» CHALLENGE:
Show every line of the records below that contains the word "this".

» TASK INPUTS:
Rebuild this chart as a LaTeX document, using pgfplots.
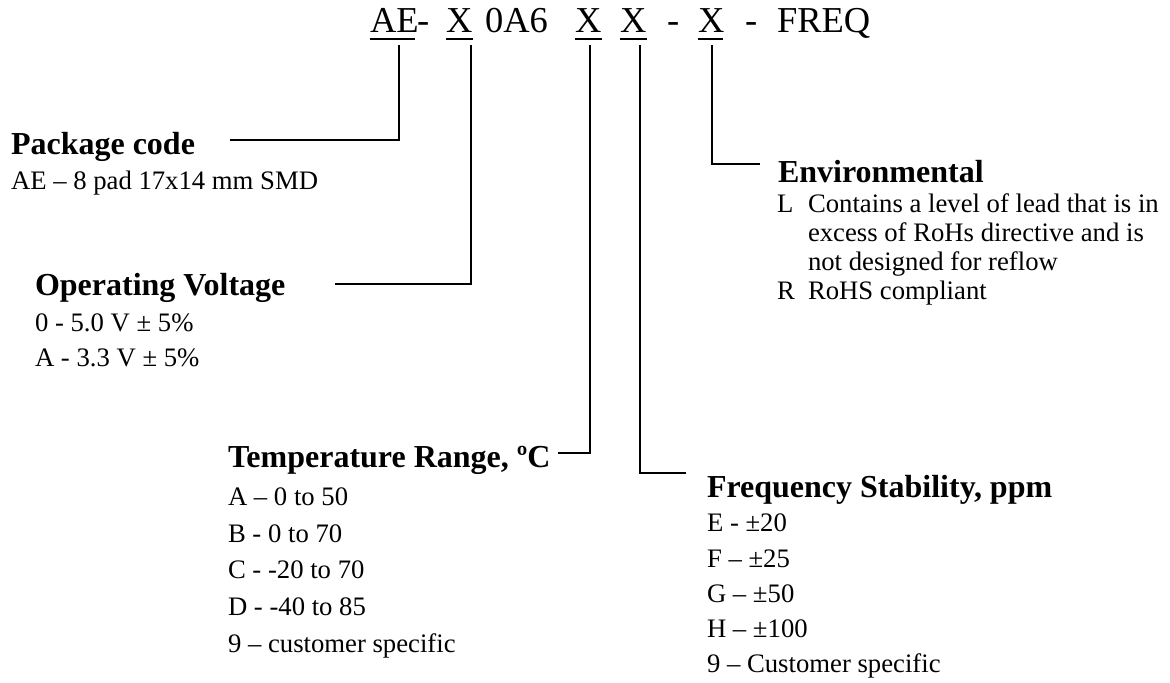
\documentclass[border=0pt]{standalone}
\usepackage{pgfplots}
\pgfplotsset{compat=1.18}
\usepackage{fontspec}
\setmainfont{Liberation Serif}
\newcommand{\titf}{\fontsize{18.25}{21}\selectfont}
\newcommand{\bodyf}{\fontsize{13.35}{16}\selectfont}
\newcommand{\headf}{\fontsize{16}{19}\selectfont\bfseries}
\newcommand{\T}[4]{\node[anchor=base west,inner sep=0pt,outer sep=0pt,font=#1] at (axis cs:#2,#3) {#4};}
\newcommand{\Lbox}[1]{\makebox[15.5pt][l]{#1}}
\begin{document}
\begin{tikzpicture}
\begin{axis}[
  width=585pt, height=341.5pt, scale only axis,
  xmin=0, xmax=1170, ymin=0, ymax=683, y dir=reverse,
  hide axis, clip=false,
]
\path (axis cs:0,0) rectangle (axis cs:1170,683);
% leader lines
\addplot[black, line width=1pt, line join=miter, mark=none] coordinates {(230,140) (399,140) (399,45)};
\addplot[black, line width=1pt, line join=miter, mark=none] coordinates {(335,284) (471,284) (471,45)};
\addplot[black, line width=1pt, line join=miter, mark=none] coordinates {(558,453) (590,453) (590,45)};
\addplot[black, line width=1pt, line join=miter, mark=none] coordinates {(640,45) (640,473) (686,473)};
\addplot[black, line width=1pt, line join=miter, mark=none] coordinates {(712,45) (712,164) (760,164)};
% underlines
\addplot[black, line width=1pt, mark=none] coordinates {(370,39) (415,39)};
\addplot[black, line width=1pt, mark=none] coordinates {(446,39) (473,39)};
\addplot[black, line width=1pt, mark=none] coordinates {(575,39) (602,39)};
\addplot[black, line width=1pt, mark=none] coordinates {(620,39) (647,39)};
\addplot[black, line width=1pt, mark=none] coordinates {(698,39) (723,39)};
% title
\T{\titf}{370}{33}{AE}
\T{\titf}{417}{33}{-}
\T{\titf}{446}{33}{X}
\T{\titf}{485}{33}{0A6}
\T{\titf}{575}{33}{X}
\T{\titf}{620}{33}{X}
\T{\titf}{667}{33}{-}
\T{\titf}{698}{33}{X}
\T{\titf}{745}{33}{-}
\T{\titf}{777}{33}{FREQ}
% package code
\T{\headf}{11}{155}{Package code}
\T{\bodyf}{11}{190}{AE – 8 pad 17x14 mm SMD}
% operating voltage
\T{\headf}{35}{296}{Operating Voltage}
\T{\bodyf}{35}{332}{0 - 5.0 V ± 5\%}
\T{\bodyf}{35}{367}{A - 3.3 V ± 5\%}
% environmental
\T{\headf}{778}{183}{Environmental}
\T{\bodyf}{777}{213}{\Lbox{L}Contains a level of lead that is in}
\T{\bodyf}{808}{242}{excess of RoHs directive and is}
\T{\bodyf}{808}{271}{not designed for reflow}
\T{\bodyf}{777}{300}{\Lbox{R}RoHS compliant}
% temperature
\T{\headf}{228}{467}{Temperature Range, ºC}
\T{\bodyf}{228}{505}{A – 0 to 50}
\T{\bodyf}{228}{542}{B - 0 to 70}
\T{\bodyf}{228}{578}{C - -20 to 70}
\T{\bodyf}{228}{615}{D - -40 to 85}
\T{\bodyf}{228}{652}{9 – customer specific}
% frequency stability
\T{\headf}{707}{497}{Frequency Stability, ppm}
\T{\bodyf}{707}{531}{E - ±20}
\T{\bodyf}{707}{567}{F – ±25}
\T{\bodyf}{707}{602}{G – ±50}
\T{\bodyf}{707}{637}{H – ±100}
\T{\bodyf}{707}{672}{9 – Customer specific}
\end{axis}
\end{tikzpicture}
\end{document}
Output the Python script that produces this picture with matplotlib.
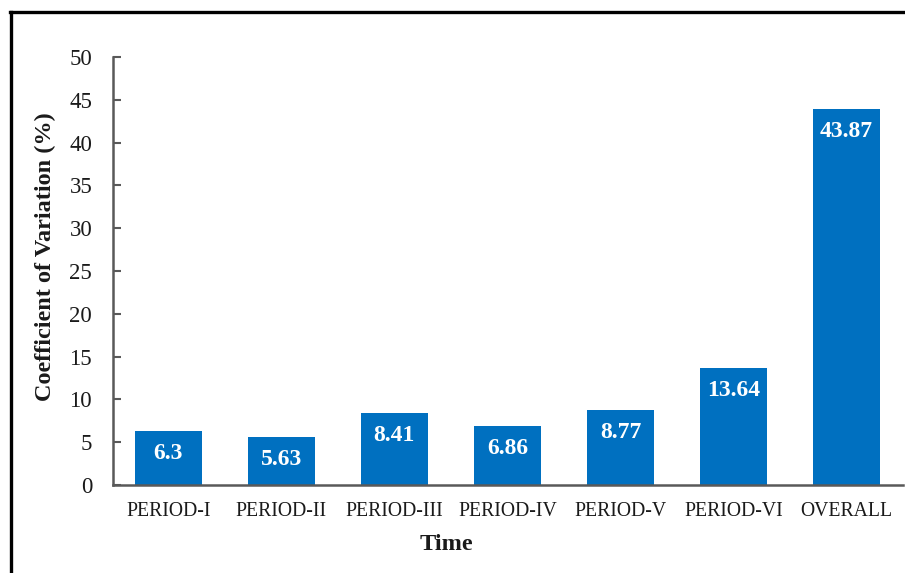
import matplotlib
matplotlib.use("Agg")
import matplotlib.pyplot as plt
from matplotlib.lines import Line2D

categories = ["PERIOD-I", "PERIOD-II", "PERIOD-III", "PERIOD-IV", "PERIOD-V", "PERIOD-VI", "OVERALL"]
values = [6.3, 5.63, 8.41, 6.86, 8.77, 13.64, 43.87]
labels = ["6.3", "5.63", "8.41", "6.86", "8.77", "13.64", "43.87"]
yticks = [0, 5, 10, 15, 20, 25, 30, 35, 40, 45, 50]

plt.rcParams['font.family'] = ['Liberation Serif', 'DejaVu Serif']

W, H = 905, 573
fig = plt.figure(figsize=(W/100, H/100), dpi=100)
ax = fig.add_axes([113/W, 1-485/H, (903-113)/W, (485-57)/H])

x = list(range(len(categories)))
bars = ax.bar(x, values, width=0.595, color='#0070C0', zorder=2)

for xi, v, lab in zip(x, values, labels):
    ax.annotate(lab, (xi, v), xytext=(0, -16), textcoords='offset points',
                ha='center', va='center', color='white', fontweight='bold', fontsize=17)

ax.set_xlim(-0.49, 6.5)
ax.set_ylim(0, 50)
ax.set_yticks(yticks)
ax.set_xticks(x)
ax.set_xticklabels(categories, fontsize=14.2, color='#1a1a1a')
ax.tick_params(axis='y', labelsize=16.5, length=6, width=1.5, direction='in', color='#595959',
               labelcolor='#1a1a1a', pad=15)
ax.tick_params(axis='x', length=0, pad=12)
for s in ['top', 'right']:
    ax.spines[s].set_visible(False)
for s in ['left', 'bottom']:
    ax.spines[s].set_color('#595959')
    ax.spines[s].set_linewidth(1.8)

fig.text(446/W, 1-545/H, "Time", ha='center', va='center', fontsize=17.5, fontweight='bold', color='#1a1a1a')
fig.text(45/W, 1-257/H, "Coefficient of Variation (%)", ha='center', va='center', rotation=90,
         fontsize=17.5, fontweight='bold', color='#1a1a1a')

# outer frame (top and left edges)
fig.add_artist(Line2D([10/W, 1.0], [1-12/H, 1-12/H], transform=fig.transFigure, color='black', linewidth=2.4))
fig.add_artist(Line2D([11/W, 11/W], [0, 1-12/H], transform=fig.transFigure, color='black', linewidth=2.4))

fig.savefig("out.png", dpi=100)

» RESULT:
Rebuild this chart as a LaTeX document, using pgfplots.
Output the Python script that produces this picture with matplotlib.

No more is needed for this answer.